State workers expect pay raise as debate begins on next year’s budget

This is an archived article and the information in the article may be outdated. Please look at the time stamp on the story to see when it was last updated.

Members of the legislature's Joint Budget Committee meet with state economists last week.

DENVER — State workers are expecting to get their first pay raise in four years as part of the state budget for 2013-14, which will be officially introduced in the state Senate Monday afternoon.

This legislative session’s budget battle isn’t likely to be as difficult or divisive as the last two years, when split control of the Capitol’s two chambers, coupled with a dreary revenue forecast, led to tough decisions and charged political battles about the state’s spending priorities.
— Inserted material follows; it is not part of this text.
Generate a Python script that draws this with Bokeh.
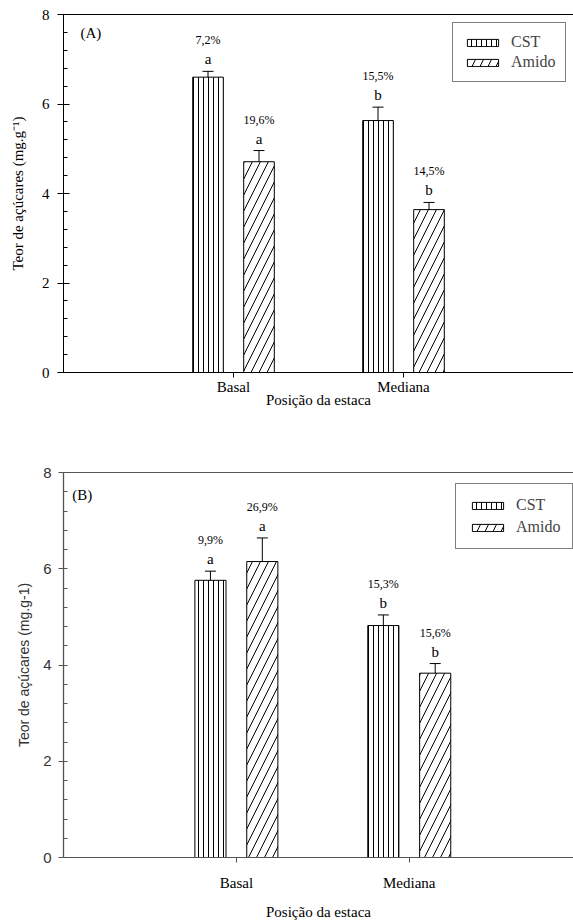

This year Democrats control both the state House and Senate, along with the governor’s mansion, and will be able to pass the budget it wants. In addition, they’ve got a lot more money in the bank, with next year’s general fund anticipated to be roughly $1 billion higher than the current fiscal year’s thanks to an increasingly optimistic revenue forecast.

With that improved revenue forecast for 2012 and beyond, state employees are counting on a 2 percent across-the-board raise plus additional incentives for high-performing workers.

And as the state’s prison population declines, they are also asking the state to prioritize public facilities and close for-profit prison beds.

Sen. Kent Lambert, R-Colorado Springs, sits on the six-member Joint Budget Committee that has spent the last several months putting together the budget proposal that lawmakers will debate over the next several weeks.

Because the committee’s votes on the proposal must be unanimous, Lambert has signed off on the budget itself. But he’s also planning to argue and vote against it on principle.

“How anyone could protest a 2% raise after four years of pay cuts is unimaginable,” said Scott Wasserman, the executive director of ColoradoWINS, the unions representing state workers.

“Can’t we have just one budget year in which public services and those who provide them are not used as a straw man for a partisan agenda?”

Called the “long bill”, the budget legislation is 272 pages long; READ it by clicking here.

The state’s improving revenue situation means major increases in general fund spending on health care ($175 million increase), K-12 education ($84 million increase), college funding ($39 million increase), transportation ($79 million increase), and human services ($66 million increase).

Much of the new spending within the Dept. of Human Services will be aimed at improving the state’s child welfare system and expanding and improving mental health services, a suddenly urgent priority following a string of mass shootings over the last several months.

The budget also aims to increase the state’s reserve by 25 percent.